▶ _PROBLEM DESCRIPTION_: Without the pictures, extract every line from the start of the material to the line containing "(0,0) rectangle (1177,407);", both ends included.

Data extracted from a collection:
_ _ _ _

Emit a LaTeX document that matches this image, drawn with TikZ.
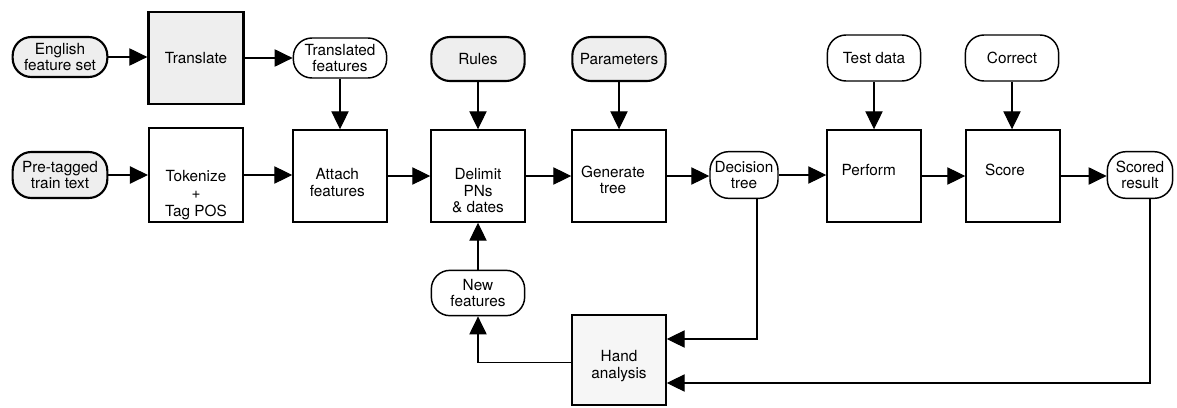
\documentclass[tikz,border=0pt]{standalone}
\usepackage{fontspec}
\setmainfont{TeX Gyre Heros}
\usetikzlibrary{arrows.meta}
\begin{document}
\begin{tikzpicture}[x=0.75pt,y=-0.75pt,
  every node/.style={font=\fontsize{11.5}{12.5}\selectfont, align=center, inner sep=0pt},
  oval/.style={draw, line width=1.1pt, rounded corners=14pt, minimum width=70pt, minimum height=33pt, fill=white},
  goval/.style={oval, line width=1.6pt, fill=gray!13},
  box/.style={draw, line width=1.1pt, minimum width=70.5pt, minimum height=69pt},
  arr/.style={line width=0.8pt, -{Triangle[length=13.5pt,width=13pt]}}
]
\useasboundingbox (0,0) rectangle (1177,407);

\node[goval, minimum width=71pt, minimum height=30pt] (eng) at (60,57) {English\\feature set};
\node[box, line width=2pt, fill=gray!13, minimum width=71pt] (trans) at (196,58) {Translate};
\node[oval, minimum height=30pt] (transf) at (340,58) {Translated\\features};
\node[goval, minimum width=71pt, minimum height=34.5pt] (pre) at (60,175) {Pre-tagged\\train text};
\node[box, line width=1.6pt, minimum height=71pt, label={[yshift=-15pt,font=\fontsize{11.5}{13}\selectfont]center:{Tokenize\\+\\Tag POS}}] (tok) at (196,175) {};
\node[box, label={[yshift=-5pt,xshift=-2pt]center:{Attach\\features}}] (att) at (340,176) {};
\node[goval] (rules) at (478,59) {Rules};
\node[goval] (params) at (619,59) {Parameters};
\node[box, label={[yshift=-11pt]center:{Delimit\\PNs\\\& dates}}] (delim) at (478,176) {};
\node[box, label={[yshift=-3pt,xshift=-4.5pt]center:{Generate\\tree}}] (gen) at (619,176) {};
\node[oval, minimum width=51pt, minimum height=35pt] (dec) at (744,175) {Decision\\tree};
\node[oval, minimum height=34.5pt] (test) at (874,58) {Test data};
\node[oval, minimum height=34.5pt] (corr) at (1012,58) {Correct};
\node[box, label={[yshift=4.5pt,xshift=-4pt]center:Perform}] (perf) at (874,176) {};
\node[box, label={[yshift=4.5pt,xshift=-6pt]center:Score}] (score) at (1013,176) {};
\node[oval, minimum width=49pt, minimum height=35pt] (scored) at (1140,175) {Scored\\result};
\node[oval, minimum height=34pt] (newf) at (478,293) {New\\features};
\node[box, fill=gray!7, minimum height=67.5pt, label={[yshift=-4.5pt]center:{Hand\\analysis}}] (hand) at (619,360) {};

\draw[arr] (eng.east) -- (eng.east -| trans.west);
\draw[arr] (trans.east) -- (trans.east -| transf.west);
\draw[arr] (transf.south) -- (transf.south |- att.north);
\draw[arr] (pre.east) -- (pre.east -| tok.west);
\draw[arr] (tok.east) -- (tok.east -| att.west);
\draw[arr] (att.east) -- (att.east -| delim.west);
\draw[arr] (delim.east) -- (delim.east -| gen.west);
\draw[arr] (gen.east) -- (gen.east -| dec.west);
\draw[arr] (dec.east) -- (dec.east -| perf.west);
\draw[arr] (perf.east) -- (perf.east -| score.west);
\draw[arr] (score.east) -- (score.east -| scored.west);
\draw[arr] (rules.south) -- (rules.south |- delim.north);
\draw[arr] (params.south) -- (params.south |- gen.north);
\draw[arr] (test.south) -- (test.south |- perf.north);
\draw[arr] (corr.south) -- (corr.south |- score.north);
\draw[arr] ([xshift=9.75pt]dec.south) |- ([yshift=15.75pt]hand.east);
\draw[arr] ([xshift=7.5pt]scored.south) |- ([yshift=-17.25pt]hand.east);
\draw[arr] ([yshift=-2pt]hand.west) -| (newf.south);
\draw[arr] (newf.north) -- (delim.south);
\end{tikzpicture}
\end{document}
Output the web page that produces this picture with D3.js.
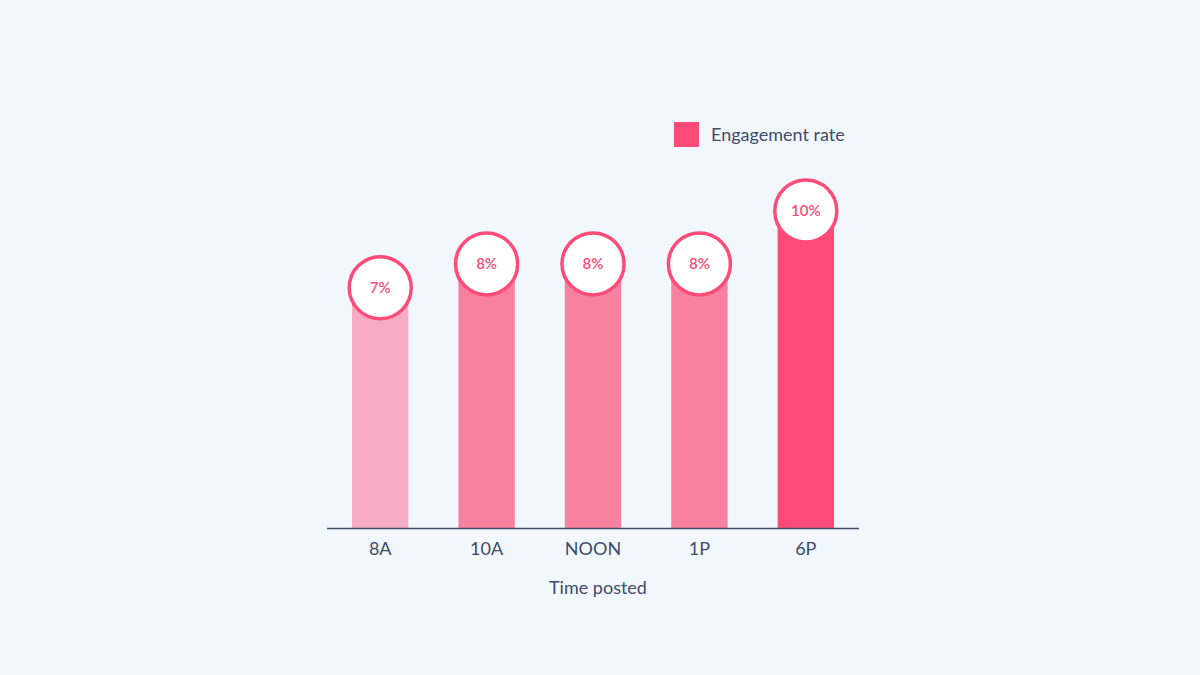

_ _ _ _

▶ _PROBLEM SOLUTION_:
Emit a LaTeX document that matches this image, drawn with TikZ.
\documentclass[tikz,border=0pt]{standalone}
\usepackage{fontspec}
\setmainfont{TeX Gyre Heros}
\usetikzlibrary{arrows.meta}
\begin{document}
\begin{tikzpicture}[x=0.75pt,y=-0.75pt,
  every node/.style={font=\fontsize{11.5}{12.5}\selectfont, align=center, inner sep=0pt},
  oval/.style={draw, line width=1.1pt, rounded corners=14pt, minimum width=70pt, minimum height=33pt, fill=white},
  goval/.style={oval, line width=1.6pt, fill=gray!13},
  box/.style={draw, line width=1.1pt, minimum width=70.5pt, minimum height=69pt},
  arr/.style={line width=0.8pt, -{Triangle[length=13.5pt,width=13pt]}}
]
\useasboundingbox (0,0) rectangle (1177,407);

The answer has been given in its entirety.